My name is Mr. Woods, and I'm going to be your teacher for this topic.

"Commedia dell'Arte: An Introduction." This is lesson one of six, and today we start with what is Commedia dell'Arte? Keeping safe in this lesson.

Can you make sure that you are taking part in this lesson inside, that there's plenty of space for you to move around freely without hurting yourself, take your shoes and socks off.

Make sure the floor is not slippery and finally make sure you have comfortable clothing to work.

If you need to pause this video to get those things done, please do so now, and click resume when you are ready to move on.

In this lesson, make sure you've got plenty of space to move around without hurting yourself.

Today's lesson starts with an introductory quiz.

If you haven't had a chance already, please go back and give that a go.

From that, we'll move on and establish where Commedia dell'Arte came from.

After that, we'll move on to see what the core values of Commedia are.

And then we'll have a go at experimenting with a couple of those core values, before we finish with our exit quiz.

Today's keywords are: Exaggeration.

And that is the way of making something seem larger, more important, better or worse than it really is.

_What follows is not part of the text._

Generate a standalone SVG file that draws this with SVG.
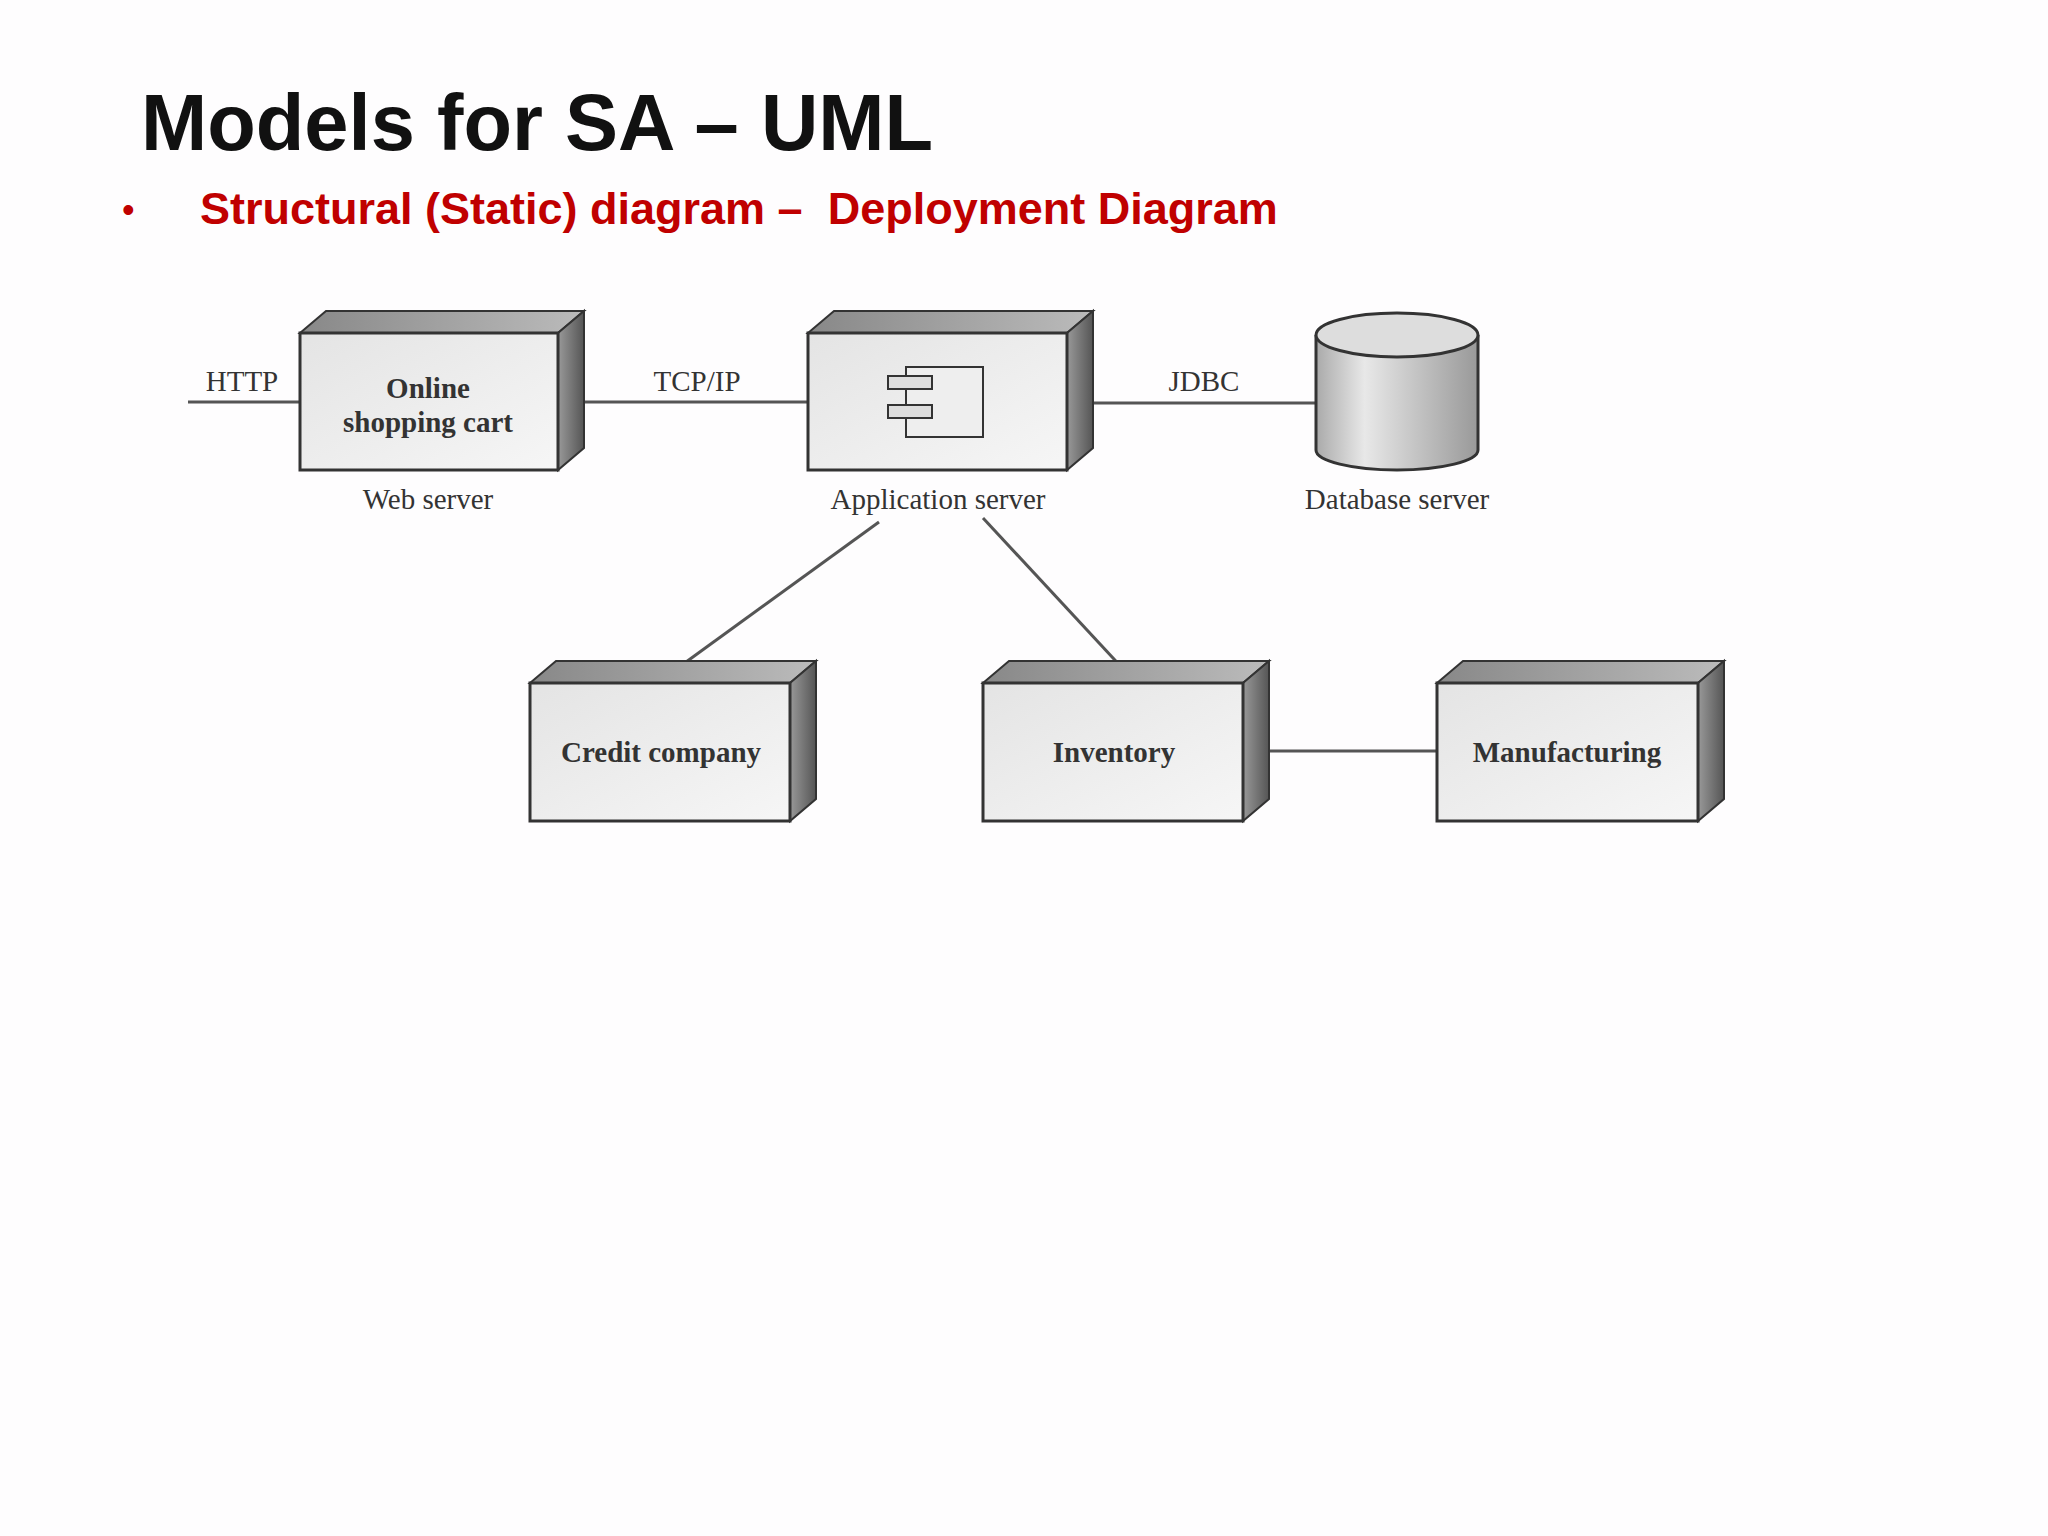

Improvisation is a performance that is not practised or planned.

And character is a person with qualities distinctive to them.

These three key words will be important in today's lesson.

So have a little read, make sure they make sense.

Pause video if you need to.

We can exaggerate character.

Do you think that's true or false? Bearing in mind what we've just read about exaggeration and character.

The answer is of course, true.

Well done, if you've got that right.

It doesn't matter if you didn't get that correct yet.

So where did Commedia dell'Arte come from? Those of you that did the quiz will know it was Italy.

Between the 16th and 18th centuries.

Well done.

And what's great about Commedia is it takes inspiration from other styles of theatre, specifically Greek theatre.

There are elements in there of exaggeration and chorus that are redeployed and they're evolved in this form of theatre to their needs.

And Commedia dell'Arte sadly, isn't a style of theatre.

We have a great record of examples.

For example, text, we don't have many commedia texts available to us.

However, this isn't all bad because it means by definition that it's largely open to interpretation.

And when we look at the translation of what Commedia dell'Arte actually means, there's a range, there isn't a fixed translation but we can generalise by saying that Commedia dell'Arte stands for the art of comedy or the skill of comedy or the craft of comedy.


There are other examples of being the theatre of the professional, but these three are the closely linked examples that I want to tell you about today.

Another thing that's great about Commedia dell'Arte is the fact that because it's so open to interpretation, it means that each performance is incredibly different.

The things that string it together very simply are the characters which we'll touch upon in greater depth in less than four.

But it's great that we're able to take those characters and just develop it in a very playful style.

During the Commedia era, people had seen wars, conflict and plague.

And it was very apparent that this style of theatre was born into a time of people.

It was very obvious that they needed people to come together.

And during this time, during the 16th, 17th and 18th centuries, people did just that.

It was a way of bringing people together and engaging them on a more one-to-one level.

And it happened because during this time, the population literally nearly doubled for other reasons as well.

But it's very clear to see how this style of theatre brought people together.

So what are the core values of Commedia dell'Arte? You may be wondering by now what's this form of theatre actually look like.

Well, the style in itself is made up of some key components.

Firstly, it's non-naturalistic.

It doesn't follow the conventional Stanislavski mould which came a lot later.

It was born out of this Greek era and you can see some of those elements in its non-naturalistic style as well, ways of presenting to an audience, the ways of telling key parts of a story, okay.

The next one down is stock characters.

These are the same characters that we see in each of the performances, just slightly altered.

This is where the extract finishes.